牛タン、ずんだ、笹かまの影に隠れて、あまりその存在を知られていない「仙台駄菓子」はご存じですか?江戸時代から脈々と受け継がれている、伝統的で素朴な仙台駄菓子は仙台の数ある名産品のひとつであり、水飴や黒砂糖、穀物を使い、昔ながらの手作りで作られています。
仙台駄菓子の歴史は、伊達政宗公が活躍した江戸時代までさかのぼります!
当時、庶民は白砂糖を口にすることを贅沢と禁止され、族階級が食べるもののみに制限されていたため、町民たちは黒砂糖を使った菓子しか口にすることができませんでした。黒砂糖を使ったお菓子は「雑菓子」と呼ばれていましたが、「粗悪なもの、つまらぬもの」を意味する「駄」をつけて「駄菓子」と呼ぶようになりました。駄菓子の地位はあまり高くありませんでしたが、それは逆に、駄菓子が庶民に親しまれる理由となりました。
当時、伊達政宗は茶の世界にも精通していたので、伊達藩では茶の文化とともに菓子も盛んに作られ、茶の湯の発展とともに和菓子の技術や文化が庶民の間にも浸透していきました。
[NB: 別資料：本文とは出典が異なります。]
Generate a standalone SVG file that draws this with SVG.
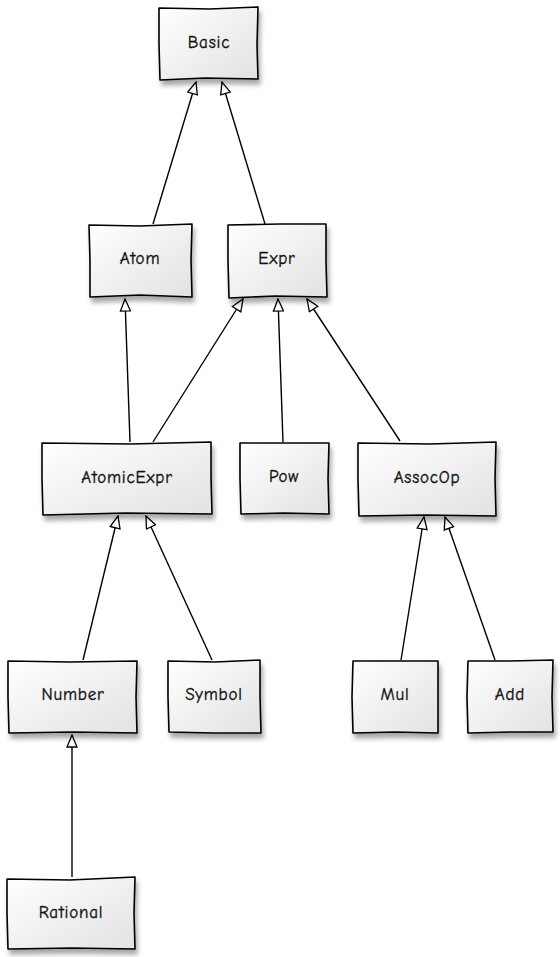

「仙台駄菓子」という固有名が付いたのは昭和30年頃と言われています。種類の豊富さと味わい深さが評価されたのが理由でした。ほとんど同じような材料から様々な形と食感を生み出す駄菓子は、今も手作りが中心です。同じ種類でもお店によって味が異なるのも「仙台駄菓子」の特徴であり、奥深さでもあります。
長い歴史をもち、庶民的なお菓子として親しまれた仙台銘菓、仙台駄菓子。その小さな形と素朴で優しい味わいの中には、素晴らしい歴史と技術が詰まっています。今は若い世代に向けた可愛いセットもありますが、懐かしい味わいの「仙台駄菓子」は、いつまでも後世に伝えていきたい一品である事には変わりありません。
是非、仙台に来た際には、お茶請けにぴったりな「仙台駄菓子」をお土産に、ご家族で楽しんで頂けたら嬉しく思います。